*Work required*.
Restate word for word the lines of the data below, from the first through the one that has "(0,0) rectangle (1247,582);".

= = = = = = =

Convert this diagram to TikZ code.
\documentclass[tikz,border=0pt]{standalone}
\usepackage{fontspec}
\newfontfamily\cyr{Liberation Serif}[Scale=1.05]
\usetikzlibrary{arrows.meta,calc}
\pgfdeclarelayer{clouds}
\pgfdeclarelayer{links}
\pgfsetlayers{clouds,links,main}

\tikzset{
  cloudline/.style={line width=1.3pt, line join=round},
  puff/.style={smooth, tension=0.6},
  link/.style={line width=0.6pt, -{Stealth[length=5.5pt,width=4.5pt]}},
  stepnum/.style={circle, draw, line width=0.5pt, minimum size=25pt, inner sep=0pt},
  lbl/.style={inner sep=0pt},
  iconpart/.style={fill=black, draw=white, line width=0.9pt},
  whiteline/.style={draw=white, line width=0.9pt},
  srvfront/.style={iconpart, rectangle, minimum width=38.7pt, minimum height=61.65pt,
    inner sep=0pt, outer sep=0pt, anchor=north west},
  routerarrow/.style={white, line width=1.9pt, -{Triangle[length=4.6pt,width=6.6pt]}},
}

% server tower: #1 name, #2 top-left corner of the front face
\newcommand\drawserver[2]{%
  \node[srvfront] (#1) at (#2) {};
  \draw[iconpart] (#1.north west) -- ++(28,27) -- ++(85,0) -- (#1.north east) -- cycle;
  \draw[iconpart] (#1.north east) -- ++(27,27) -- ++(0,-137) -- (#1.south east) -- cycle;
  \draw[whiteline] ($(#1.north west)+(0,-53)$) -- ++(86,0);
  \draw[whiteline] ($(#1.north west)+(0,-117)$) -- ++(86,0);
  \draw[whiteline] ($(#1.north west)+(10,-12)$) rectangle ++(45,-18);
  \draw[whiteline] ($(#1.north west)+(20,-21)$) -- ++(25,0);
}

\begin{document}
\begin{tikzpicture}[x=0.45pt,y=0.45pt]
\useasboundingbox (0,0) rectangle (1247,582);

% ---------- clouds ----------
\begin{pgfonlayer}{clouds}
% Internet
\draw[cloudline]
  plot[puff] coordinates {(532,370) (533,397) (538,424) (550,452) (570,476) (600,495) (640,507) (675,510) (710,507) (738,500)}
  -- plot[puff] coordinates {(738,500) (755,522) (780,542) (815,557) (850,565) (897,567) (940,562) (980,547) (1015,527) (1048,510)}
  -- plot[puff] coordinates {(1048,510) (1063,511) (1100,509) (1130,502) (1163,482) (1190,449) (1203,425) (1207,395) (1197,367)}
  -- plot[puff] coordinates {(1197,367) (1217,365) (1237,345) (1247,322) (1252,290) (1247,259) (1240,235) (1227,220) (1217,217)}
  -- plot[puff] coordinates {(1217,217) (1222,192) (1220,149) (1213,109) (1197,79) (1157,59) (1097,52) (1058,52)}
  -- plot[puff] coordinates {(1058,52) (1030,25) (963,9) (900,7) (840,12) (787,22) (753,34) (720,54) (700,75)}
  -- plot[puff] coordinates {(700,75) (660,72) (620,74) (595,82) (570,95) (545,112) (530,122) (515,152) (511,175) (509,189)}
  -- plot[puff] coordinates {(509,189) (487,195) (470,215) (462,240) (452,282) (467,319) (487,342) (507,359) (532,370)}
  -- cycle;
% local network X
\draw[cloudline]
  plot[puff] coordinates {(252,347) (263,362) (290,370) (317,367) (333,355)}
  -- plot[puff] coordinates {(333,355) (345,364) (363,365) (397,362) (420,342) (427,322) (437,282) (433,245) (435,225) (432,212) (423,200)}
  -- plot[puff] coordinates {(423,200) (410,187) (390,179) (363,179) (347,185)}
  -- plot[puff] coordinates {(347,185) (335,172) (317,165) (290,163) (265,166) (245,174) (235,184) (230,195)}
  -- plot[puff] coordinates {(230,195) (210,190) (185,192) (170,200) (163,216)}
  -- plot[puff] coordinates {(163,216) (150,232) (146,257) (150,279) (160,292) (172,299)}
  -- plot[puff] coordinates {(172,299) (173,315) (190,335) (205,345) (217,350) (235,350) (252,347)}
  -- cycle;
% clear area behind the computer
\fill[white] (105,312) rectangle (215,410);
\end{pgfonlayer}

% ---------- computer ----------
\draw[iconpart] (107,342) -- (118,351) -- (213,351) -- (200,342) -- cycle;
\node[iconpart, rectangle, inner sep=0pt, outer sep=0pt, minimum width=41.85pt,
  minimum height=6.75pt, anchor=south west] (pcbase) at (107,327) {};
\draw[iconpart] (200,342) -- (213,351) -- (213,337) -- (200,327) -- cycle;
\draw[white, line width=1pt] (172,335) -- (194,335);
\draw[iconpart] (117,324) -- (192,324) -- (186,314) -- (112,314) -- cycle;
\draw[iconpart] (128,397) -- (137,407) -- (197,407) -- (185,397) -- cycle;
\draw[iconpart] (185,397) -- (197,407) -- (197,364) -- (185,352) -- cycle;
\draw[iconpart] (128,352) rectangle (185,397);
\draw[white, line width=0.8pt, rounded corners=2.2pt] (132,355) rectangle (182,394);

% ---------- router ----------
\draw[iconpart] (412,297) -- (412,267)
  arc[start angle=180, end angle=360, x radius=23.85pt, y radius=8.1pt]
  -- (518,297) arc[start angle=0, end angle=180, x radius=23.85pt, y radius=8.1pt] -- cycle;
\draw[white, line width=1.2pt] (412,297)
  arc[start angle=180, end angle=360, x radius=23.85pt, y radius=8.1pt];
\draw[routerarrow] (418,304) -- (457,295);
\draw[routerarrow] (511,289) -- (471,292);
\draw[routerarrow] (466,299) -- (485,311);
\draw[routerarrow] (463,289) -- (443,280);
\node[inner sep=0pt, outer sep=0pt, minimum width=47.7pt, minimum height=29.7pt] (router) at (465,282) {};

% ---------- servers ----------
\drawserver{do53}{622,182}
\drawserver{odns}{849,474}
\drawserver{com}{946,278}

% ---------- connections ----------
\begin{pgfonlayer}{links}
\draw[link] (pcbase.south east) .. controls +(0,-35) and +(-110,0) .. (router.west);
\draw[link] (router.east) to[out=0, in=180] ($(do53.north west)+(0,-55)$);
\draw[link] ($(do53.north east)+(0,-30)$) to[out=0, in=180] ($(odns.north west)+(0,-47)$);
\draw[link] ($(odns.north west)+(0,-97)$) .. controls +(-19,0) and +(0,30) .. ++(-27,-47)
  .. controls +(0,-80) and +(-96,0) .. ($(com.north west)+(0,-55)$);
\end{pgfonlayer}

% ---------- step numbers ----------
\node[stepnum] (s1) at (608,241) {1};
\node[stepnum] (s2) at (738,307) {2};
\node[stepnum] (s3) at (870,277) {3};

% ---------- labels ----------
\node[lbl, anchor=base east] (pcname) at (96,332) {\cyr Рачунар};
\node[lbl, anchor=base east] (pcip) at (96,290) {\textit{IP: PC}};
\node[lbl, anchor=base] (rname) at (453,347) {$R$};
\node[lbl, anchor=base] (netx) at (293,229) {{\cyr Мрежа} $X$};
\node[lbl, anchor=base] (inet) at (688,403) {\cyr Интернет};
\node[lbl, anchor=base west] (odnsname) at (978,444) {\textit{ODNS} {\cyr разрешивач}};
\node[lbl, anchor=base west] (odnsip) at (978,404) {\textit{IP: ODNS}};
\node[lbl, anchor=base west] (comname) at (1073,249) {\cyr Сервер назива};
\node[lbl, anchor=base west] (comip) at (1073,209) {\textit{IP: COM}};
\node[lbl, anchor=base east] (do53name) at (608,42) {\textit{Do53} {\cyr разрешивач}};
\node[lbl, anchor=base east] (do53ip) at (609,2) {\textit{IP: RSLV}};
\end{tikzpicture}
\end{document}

= = = = = = =

*Response below*.
Convert this diagram to TikZ code.
\documentclass[tikz,border=0pt]{standalone}
\usepackage{fontspec}
\newfontfamily\cyr{Liberation Serif}[Scale=1.05]
\usetikzlibrary{arrows.meta,calc}
\pgfdeclarelayer{clouds}
\pgfdeclarelayer{links}
\pgfsetlayers{clouds,links,main}

\tikzset{
  cloudline/.style={line width=1.3pt, line join=round},
  puff/.style={smooth, tension=0.6},
  link/.style={line width=0.6pt, -{Stealth[length=5.5pt,width=4.5pt]}},
  stepnum/.style={circle, draw, line width=0.5pt, minimum size=25pt, inner sep=0pt},
  lbl/.style={inner sep=0pt},
  iconpart/.style={fill=black, draw=white, line width=0.9pt},
  whiteline/.style={draw=white, line width=0.9pt},
  srvfront/.style={iconpart, rectangle, minimum width=38.7pt, minimum height=61.65pt,
    inner sep=0pt, outer sep=0pt, anchor=north west},
  routerarrow/.style={white, line width=1.9pt, -{Triangle[length=4.6pt,width=6.6pt]}},
}

% server tower: #1 name, #2 top-left corner of the front face
\newcommand\drawserver[2]{%
  \node[srvfront] (#1) at (#2) {};
  \draw[iconpart] (#1.north west) -- ++(28,27) -- ++(85,0) -- (#1.north east) -- cycle;
  \draw[iconpart] (#1.north east) -- ++(27,27) -- ++(0,-137) -- (#1.south east) -- cycle;
  \draw[whiteline] ($(#1.north west)+(0,-53)$) -- ++(86,0);
  \draw[whiteline] ($(#1.north west)+(0,-117)$) -- ++(86,0);
  \draw[whiteline] ($(#1.north west)+(10,-12)$) rectangle ++(45,-18);
  \draw[whiteline] ($(#1.north west)+(20,-21)$) -- ++(25,0);
}

\begin{document}
\begin{tikzpicture}[x=0.45pt,y=0.45pt]
\useasboundingbox (0,0) rectangle (1247,582);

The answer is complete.